The weekend trip also follows a visit from Second Lady Usha Vance, who stopped at Camp Pendleton on Friday to speak to children from military families about summer reading. Her appearance, though officially unrelated to immigration policy, drew scrutiny from Orange County Supervisor Vicente Sarmiento, whose district includes several of the cities most affected by recent enforcement actions.
“There’s a huge contrast between the work we do on the ground — supporting families with food, resources, and hope — and an administration whose policies feel designed to crush the very communities we serve,” Sarmiento said.
ICE operations have intensified across Orange County in recent weeks, particularly in Santa Ana, Anaheim, and Garden Grove. Immigrant rights groups have documented what they describe as patterns of racial targeting, with Latino residents stopped in public spaces and detained without warrants or clear justification.

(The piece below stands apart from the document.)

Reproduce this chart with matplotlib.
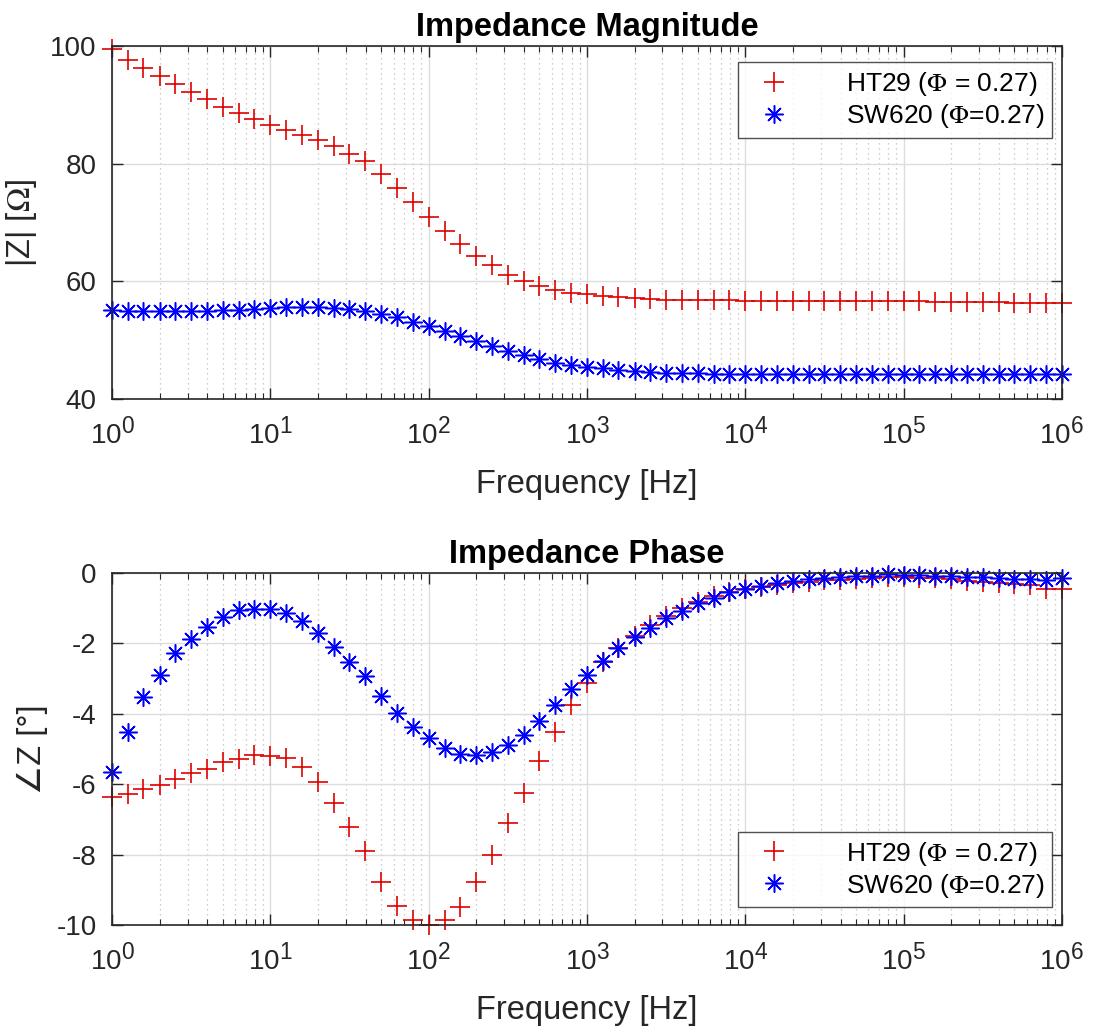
import numpy as np
import matplotlib
matplotlib.use('Agg')
import matplotlib.pyplot as plt
import matplotlib._mathtext as mtext
from matplotlib.ticker import LogLocator, NullFormatter

plt.rcParams['font.family'] = ['Liberation Sans', 'DejaVu Sans']
plt.rcParams['mathtext.fontset'] = 'stix'
# larger exponents on the 10^n tick labels
mtext.SHRINK_FACTOR = 0.82

# frequency grid, 10 points per decade from 1 Hz to 1 MHz
freq = [1.0, 1.26, 1.58, 2.0, 2.51, 3.16, 3.98, 5.01, 6.31, 7.94,
        10.0, 12.6, 15.8, 20.0, 25.1, 31.6, 39.8, 50.1, 63.1, 79.4,
        100, 126, 158, 200, 251, 316, 398, 501, 631, 794,
        1e3, 1.26e3, 1.58e3, 2e3, 2.51e3, 3.16e3, 3.98e3, 5.01e3, 6.31e3, 7.94e3,
        1e4, 1.26e4, 1.58e4, 2e4, 2.51e4, 3.16e4, 3.98e4, 5.01e4, 6.31e4, 7.94e4,
        1e5, 1.26e5, 1.58e5, 2e5, 2.51e5, 3.16e5, 3.98e5, 5.01e5, 6.31e5, 7.94e5,
        1e6]

mag_ht29 = [99.5, 97.7, 96.3, 94.9, 93.6, 92.2, 91.0, 89.7, 88.6, 87.6,
            86.6, 85.8, 84.9, 84.0, 83.0, 81.7, 80.4, 78.2, 75.8, 73.4,
            70.9, 68.5, 66.3, 64.3, 62.7, 61.1, 60.0, 59.2, 58.5, 58.1,
            57.8, 57.5, 57.3, 57.1, 57.0, 56.9, 56.9, 56.8, 56.8, 56.8,
            56.7, 56.7, 56.7, 56.7, 56.6, 56.6, 56.6, 56.6, 56.6, 56.6,
            56.6, 56.6, 56.5, 56.5, 56.5, 56.5, 56.5, 56.4, 56.4, 56.3,
            56.3]

mag_sw620 = [55.2, 55.0, 54.9, 54.9, 54.9, 55.0, 55.0, 55.1, 55.2, 55.3,
             55.45, 55.6, 55.7, 55.7, 55.5, 55.3, 55.0, 54.4, 53.9, 53.1,
             52.4, 51.6, 50.7, 49.8, 49.0, 48.1, 47.4, 46.8, 46.1, 45.8,
             45.5, 45.2, 44.9, 44.7, 44.6, 44.5, 44.4, 44.35, 44.3, 44.3,
             44.3, 44.3, 44.3, 44.3, 44.3, 44.3, 44.3, 44.3, 44.3, 44.3,
             44.3, 44.3, 44.3, 44.3, 44.3, 44.3, 44.3, 44.3, 44.3, 44.3,
             44.3]

ph_ht29 = [-6.36, -6.27, -6.13, -6.01, -5.85, -5.68, -5.56, -5.38, -5.27, -5.18,
           -5.19, -5.26, -5.51, -5.94, -6.53, -7.22, -7.89, -8.78, -9.45, -9.86,
           -10.0, -9.86, -9.48, -8.79, -8.02, -7.10, -6.25, -5.35, -4.51, -3.75,
           -3.11, -2.53, -2.12, -1.79, -1.48, -1.22, -0.98, -0.82, -0.66, -0.55,
           -0.46, -0.41, -0.34, -0.28, -0.24, -0.21, -0.19, -0.17, -0.15, -0.12,
           -0.12, -0.14, -0.15, -0.17, -0.22, -0.25, -0.28, -0.31, -0.34, -0.46,
           -0.44]

ph_sw620 = [-5.64, -4.51, -3.52, -2.89, -2.26, -1.88, -1.53, -1.26, -1.06, -1.01,
            -1.03, -1.13, -1.36, -1.70, -2.09, -2.52, -2.92, -3.49, -3.98, -4.38,
            -4.70, -4.97, -5.13, -5.18, -5.09, -4.88, -4.59, -4.21, -3.75, -3.30,
            -2.89, -2.50, -2.12, -1.81, -1.55, -1.29, -1.07, -0.86, -0.71, -0.55,
            -0.46, -0.36, -0.28, -0.23, -0.17, -0.14, -0.11, -0.09, -0.08, -0.03,
            -0.06, -0.06, -0.08, -0.08, -0.10, -0.12, -0.14, -0.17, -0.17, -0.19,
            -0.15]

xticks = [1, 10, 100, 1e3, 1e4, 1e5, 1e6]
xticklabels = [r'$\mathregular{10^{%d}}$' % i for i in range(7)]

lab_ht29 = r'HT29 ($\Phi$ = 0.27)'
lab_sw620 = r'SW620 ($\Phi$=0.27)'

asterisk = (8, 2, 0)
axcol = '#262626'

fig = plt.figure(figsize=(10.93, 10.27), dpi=100)
ax1 = fig.add_axes([0.1025, 0.6115, 0.869, 0.3437])
ax2 = fig.add_axes([0.1025, 0.0993, 0.869, 0.3427])


def style(ax):
	ax.set_xscale('log')
	ax.set_xlim(1, 1e6)
	ax.set_xticks(xticks)
	ax.set_xticklabels(xticklabels)
	ax.xaxis.set_minor_locator(LogLocator(base=10, subs=np.arange(2, 10), numticks=20))
	ax.xaxis.set_minor_formatter(NullFormatter())
	ax.grid(True, which='major', color='#dcdcdc', linewidth=1.0)
	ax.grid(True, which='minor', axis='x', color='#bdbdbd', linestyle=(0, (1, 3)), linewidth=0.9)
	ax.set_axisbelow(True)
	ax.tick_params(which='both', direction='in', top=True, right=True, colors=axcol,
				   labelsize=20, labelcolor=axcol)
	ax.tick_params(which='major', length=8, width=1.0)
	ax.tick_params(axis='y', which='major', pad=11)
	ax.tick_params(axis='x', which='major', pad=13)
	ax.tick_params(which='minor', length=4, width=0.8)
	for s in ax.spines.values():
		s.set_color(axcol)
		s.set_linewidth(1.2)
	ax.set_xlabel('Frequency [Hz]', fontsize=23.5, color=axcol, labelpad=14)


def legend(ax, loc, anchor):
	leg = ax.legend(loc=loc, fontsize=19, frameon=True, fancybox=False,
					edgecolor=axcol, borderpad=0.3, handletextpad=1.6, labelspacing=0.15,
					borderaxespad=0, bbox_to_anchor=anchor, handlelength=2.2)
	leg.get_frame().set_linewidth(1.0)
	return leg


ax1.plot(freq, mag_ht29, linestyle='none', marker='+', color='#e00000',
		 markersize=14, markeredgewidth=1.2, label=lab_ht29, clip_on=False)
ax1.plot(freq, mag_sw620, linestyle='none', marker=asterisk, color='#0000ff',
		 markersize=13, markeredgewidth=1.1, label=lab_sw620, clip_on=False)
style(ax1)
ax1.set_ylim(40, 100)
ax1.set_yticks([40, 60, 80, 100])
ax1.set_ylabel(r'|Z| [$\Omega$]', fontsize=23.5, color=axcol, labelpad=8)
ax1.set_title('Impedance Magnitude', fontsize=23.5, fontweight='bold', pad=7)
legend(ax1, 'upper right', (0.99, 0.955))

ax2.plot(freq, ph_ht29, linestyle='none', marker='+', color='#e00000',
		 markersize=14, markeredgewidth=1.2, label=lab_ht29, clip_on=False)
ax2.plot(freq, ph_sw620, linestyle='none', marker=asterisk, color='#0000ff',
		 markersize=13, markeredgewidth=1.1, label=lab_sw620, clip_on=False)
style(ax2)
ax2.set_ylim(-10, 0)
ax2.set_yticks([-10, -8, -6, -4, -2, 0])
ax2.set_yticklabels(['-10', '-8', '-6', '-4', '-2', '0'])
ax2.set_ylabel('\u2220Z [\u00b0]', fontsize=23.5, color=axcol, labelpad=6)
ax2.set_title('Impedance Phase', fontsize=23.5, fontweight='bold', pad=7)
legend(ax2, 'lower right', (0.99, 0.05))

fig.savefig('out.png', dpi=100)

The Santanero, a local Spanish-language newspaper, reported that Air Force Two landed at John Wayne Airport on Friday evening. Though it remains unclear whether Vance’s travel included any official meetings, his prior visit to California involved a high-priced conservative event at a luxury sushi restaurant in San Diego.
All of this has unfolded while Texas continues to reel from catastrophic flooding and California grapples with legal battles over federal overreach. Against that backdrop, the images of the vice president at the Happiest Place on Earth have only deepened the sense among critics that the administration’s priorities are dangerously out of sync with the lives it’s impacting.